Key Decisions for Investors

  • Long US E&P (e.g., PXD) — initiate a 4–6% portfolio weight on weakness; hedge with 3-month 10% OTM puts (buy protection) to cap downside. Timeframe 3–9 months; target +30–40% upside if oil averages >$85 over that period; stop-loss: unwind if Brent/WTI sustains < $65 for 30+ days.
  • Refiner vs Airline pair — long PSX or VLO and short DAL (equal dollar exposure). Rationale: widening gasoline/diesel cracks vs ticket-sensitive air travel. Timeframe 1–3 months; target 20–30% relative return. Risk control: trim if an SPR release is announced or if 30-day implied volatility for oil drops >40% from current levels.
  • Long spot tanker exposure (STNG or DHT) — buy 6–12 month equity exposure to exploit sustained route rerouting and higher freight rates. Timeframe 3–12 months; expected upside 25–50% if shipping bottlenecks remain. Use 6-month covered calls to monetize elevated vol; exit if global insurance premiums/convoy security materially reduce transit times.

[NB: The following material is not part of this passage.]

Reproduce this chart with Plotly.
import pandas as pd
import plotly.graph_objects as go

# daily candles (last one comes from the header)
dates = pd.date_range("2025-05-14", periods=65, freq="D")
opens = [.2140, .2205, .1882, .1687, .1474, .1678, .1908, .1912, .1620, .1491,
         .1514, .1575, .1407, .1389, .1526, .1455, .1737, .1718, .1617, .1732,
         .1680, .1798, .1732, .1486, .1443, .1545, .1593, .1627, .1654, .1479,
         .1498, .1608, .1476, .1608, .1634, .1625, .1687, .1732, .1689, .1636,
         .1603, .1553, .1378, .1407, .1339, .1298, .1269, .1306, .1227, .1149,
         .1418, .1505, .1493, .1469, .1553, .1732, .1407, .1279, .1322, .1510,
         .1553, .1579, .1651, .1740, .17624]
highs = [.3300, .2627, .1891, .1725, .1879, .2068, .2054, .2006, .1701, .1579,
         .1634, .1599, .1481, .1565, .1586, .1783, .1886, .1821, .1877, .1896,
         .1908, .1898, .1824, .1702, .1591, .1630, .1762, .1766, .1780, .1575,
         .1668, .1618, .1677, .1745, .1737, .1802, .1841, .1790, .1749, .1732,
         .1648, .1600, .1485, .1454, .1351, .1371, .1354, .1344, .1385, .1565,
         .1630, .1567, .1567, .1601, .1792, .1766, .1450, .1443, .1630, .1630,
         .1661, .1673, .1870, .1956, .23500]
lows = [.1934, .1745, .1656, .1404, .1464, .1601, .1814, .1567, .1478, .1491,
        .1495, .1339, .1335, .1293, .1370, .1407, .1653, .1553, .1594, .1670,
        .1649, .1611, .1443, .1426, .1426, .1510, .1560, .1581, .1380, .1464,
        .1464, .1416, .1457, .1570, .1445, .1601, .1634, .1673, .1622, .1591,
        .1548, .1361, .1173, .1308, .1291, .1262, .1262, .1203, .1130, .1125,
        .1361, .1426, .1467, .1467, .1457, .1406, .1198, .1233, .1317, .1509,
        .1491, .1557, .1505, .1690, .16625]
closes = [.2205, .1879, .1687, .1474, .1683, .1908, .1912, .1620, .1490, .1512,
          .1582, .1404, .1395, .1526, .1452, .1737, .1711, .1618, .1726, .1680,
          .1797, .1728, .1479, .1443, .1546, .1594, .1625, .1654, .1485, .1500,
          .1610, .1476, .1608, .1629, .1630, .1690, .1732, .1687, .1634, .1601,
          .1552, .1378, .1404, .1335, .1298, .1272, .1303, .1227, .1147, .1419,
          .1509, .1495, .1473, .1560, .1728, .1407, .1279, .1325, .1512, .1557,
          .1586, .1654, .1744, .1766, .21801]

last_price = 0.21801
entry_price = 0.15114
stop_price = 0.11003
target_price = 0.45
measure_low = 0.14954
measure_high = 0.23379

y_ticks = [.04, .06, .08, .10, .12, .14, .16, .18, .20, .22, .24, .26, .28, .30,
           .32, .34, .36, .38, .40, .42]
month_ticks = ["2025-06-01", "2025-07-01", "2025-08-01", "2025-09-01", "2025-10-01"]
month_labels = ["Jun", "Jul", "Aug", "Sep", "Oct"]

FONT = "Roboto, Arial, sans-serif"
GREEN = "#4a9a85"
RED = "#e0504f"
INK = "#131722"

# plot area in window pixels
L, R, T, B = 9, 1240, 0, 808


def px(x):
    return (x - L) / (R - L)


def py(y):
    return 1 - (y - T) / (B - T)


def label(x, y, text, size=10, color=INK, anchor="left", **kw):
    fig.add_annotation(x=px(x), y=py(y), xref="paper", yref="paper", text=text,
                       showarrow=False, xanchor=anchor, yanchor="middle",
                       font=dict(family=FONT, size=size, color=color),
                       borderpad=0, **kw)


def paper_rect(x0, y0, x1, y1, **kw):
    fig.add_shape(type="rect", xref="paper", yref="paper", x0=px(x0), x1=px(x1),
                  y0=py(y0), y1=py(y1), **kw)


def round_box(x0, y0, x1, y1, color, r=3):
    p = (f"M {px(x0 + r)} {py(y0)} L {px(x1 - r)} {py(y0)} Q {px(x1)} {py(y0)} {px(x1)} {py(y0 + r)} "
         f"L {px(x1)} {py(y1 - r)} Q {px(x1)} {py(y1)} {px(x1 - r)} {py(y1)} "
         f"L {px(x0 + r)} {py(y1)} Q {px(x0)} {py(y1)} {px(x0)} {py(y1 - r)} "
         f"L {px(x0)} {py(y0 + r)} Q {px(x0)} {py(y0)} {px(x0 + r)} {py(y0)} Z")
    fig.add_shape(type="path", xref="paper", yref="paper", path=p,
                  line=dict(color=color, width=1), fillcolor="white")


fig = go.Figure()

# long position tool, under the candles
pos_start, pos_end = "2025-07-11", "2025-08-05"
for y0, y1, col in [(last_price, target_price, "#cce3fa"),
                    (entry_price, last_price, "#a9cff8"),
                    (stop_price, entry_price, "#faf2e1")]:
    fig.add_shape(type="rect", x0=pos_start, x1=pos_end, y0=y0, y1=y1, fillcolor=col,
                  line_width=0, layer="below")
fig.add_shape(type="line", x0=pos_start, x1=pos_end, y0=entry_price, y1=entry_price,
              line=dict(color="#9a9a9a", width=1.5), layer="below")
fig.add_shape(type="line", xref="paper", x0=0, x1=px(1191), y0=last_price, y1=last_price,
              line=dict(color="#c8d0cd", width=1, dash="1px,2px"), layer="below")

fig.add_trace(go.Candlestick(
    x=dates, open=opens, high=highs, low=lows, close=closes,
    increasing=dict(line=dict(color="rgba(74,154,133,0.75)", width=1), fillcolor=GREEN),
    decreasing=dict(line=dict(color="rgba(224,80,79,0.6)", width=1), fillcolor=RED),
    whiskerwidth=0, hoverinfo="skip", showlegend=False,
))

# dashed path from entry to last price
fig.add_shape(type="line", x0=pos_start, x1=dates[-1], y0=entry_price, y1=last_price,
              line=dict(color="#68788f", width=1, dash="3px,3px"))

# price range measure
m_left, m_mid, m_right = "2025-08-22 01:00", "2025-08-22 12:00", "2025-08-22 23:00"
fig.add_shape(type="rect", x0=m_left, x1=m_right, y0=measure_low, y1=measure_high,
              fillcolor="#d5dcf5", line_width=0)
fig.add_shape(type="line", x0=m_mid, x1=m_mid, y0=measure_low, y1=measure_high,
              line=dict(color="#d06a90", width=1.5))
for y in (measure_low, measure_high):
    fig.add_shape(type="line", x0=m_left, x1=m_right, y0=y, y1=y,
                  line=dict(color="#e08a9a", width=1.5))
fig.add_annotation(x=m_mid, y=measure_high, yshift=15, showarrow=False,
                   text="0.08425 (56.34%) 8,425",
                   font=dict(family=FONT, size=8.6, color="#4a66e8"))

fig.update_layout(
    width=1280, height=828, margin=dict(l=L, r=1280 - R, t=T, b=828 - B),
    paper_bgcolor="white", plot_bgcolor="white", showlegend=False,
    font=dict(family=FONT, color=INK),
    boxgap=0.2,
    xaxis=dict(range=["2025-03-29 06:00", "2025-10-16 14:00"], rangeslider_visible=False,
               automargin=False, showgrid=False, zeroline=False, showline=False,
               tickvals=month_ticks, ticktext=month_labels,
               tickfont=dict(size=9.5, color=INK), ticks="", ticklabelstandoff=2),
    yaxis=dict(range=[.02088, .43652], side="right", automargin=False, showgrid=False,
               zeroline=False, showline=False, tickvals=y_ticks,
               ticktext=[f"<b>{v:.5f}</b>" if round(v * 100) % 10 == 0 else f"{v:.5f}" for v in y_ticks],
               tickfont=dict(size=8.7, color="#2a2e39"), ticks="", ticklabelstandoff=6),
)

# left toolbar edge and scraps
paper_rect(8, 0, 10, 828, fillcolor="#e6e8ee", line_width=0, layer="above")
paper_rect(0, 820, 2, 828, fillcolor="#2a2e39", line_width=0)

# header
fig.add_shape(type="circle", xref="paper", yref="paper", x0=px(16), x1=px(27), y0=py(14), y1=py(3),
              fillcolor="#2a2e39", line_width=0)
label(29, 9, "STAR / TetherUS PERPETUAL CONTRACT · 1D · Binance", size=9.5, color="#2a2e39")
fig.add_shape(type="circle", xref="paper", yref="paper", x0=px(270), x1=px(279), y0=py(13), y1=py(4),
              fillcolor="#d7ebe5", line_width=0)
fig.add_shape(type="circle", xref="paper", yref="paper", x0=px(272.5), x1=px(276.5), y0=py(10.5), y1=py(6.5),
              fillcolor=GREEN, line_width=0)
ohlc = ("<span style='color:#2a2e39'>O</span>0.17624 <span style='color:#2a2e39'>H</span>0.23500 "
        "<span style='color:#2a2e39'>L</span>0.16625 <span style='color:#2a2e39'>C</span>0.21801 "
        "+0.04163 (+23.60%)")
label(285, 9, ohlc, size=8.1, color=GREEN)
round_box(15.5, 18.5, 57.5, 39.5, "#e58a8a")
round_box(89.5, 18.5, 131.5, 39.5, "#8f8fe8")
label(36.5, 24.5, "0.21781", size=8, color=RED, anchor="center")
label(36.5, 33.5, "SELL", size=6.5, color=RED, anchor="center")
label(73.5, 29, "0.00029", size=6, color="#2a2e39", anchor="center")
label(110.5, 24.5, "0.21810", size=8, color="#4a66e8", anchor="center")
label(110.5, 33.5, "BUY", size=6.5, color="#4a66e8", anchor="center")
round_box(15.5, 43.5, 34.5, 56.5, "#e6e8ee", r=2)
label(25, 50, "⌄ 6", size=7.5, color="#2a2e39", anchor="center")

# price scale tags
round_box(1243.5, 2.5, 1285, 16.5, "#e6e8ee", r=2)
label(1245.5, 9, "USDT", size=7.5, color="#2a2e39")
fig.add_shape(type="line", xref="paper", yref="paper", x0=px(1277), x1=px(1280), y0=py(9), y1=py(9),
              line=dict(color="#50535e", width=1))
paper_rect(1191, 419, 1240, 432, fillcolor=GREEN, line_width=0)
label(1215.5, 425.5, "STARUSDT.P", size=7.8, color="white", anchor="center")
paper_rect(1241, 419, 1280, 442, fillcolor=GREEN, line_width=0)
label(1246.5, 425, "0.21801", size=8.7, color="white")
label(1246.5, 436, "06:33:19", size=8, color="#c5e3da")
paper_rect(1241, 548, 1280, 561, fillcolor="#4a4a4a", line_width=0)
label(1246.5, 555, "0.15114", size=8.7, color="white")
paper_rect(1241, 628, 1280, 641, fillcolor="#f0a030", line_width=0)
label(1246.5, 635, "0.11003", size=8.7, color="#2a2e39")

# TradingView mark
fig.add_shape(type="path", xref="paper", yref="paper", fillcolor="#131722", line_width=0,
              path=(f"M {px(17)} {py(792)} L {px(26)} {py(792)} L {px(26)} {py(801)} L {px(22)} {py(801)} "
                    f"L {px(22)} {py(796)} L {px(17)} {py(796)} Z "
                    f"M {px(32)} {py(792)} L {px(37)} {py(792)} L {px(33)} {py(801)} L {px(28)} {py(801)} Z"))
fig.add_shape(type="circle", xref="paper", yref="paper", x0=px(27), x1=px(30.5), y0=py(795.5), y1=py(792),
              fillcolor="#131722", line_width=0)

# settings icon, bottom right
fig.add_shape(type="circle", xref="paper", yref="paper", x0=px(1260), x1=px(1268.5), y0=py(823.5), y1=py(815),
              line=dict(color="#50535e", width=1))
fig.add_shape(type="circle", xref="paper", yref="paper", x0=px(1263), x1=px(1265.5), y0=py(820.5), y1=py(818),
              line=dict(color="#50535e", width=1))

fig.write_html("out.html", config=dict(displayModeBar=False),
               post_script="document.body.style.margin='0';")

  • Volatility/curve trade — buy 1–3 month put protection on USO or buy short-dated oil puts while selling a portion of longer-dated puts (calendar spread). This expresses a view that near-term event risk is high but long-dated forward prices already price in much of the shock. Target asymmetric payout with limited theta decay; unwind if front-month implied vol compresses >50% intraday.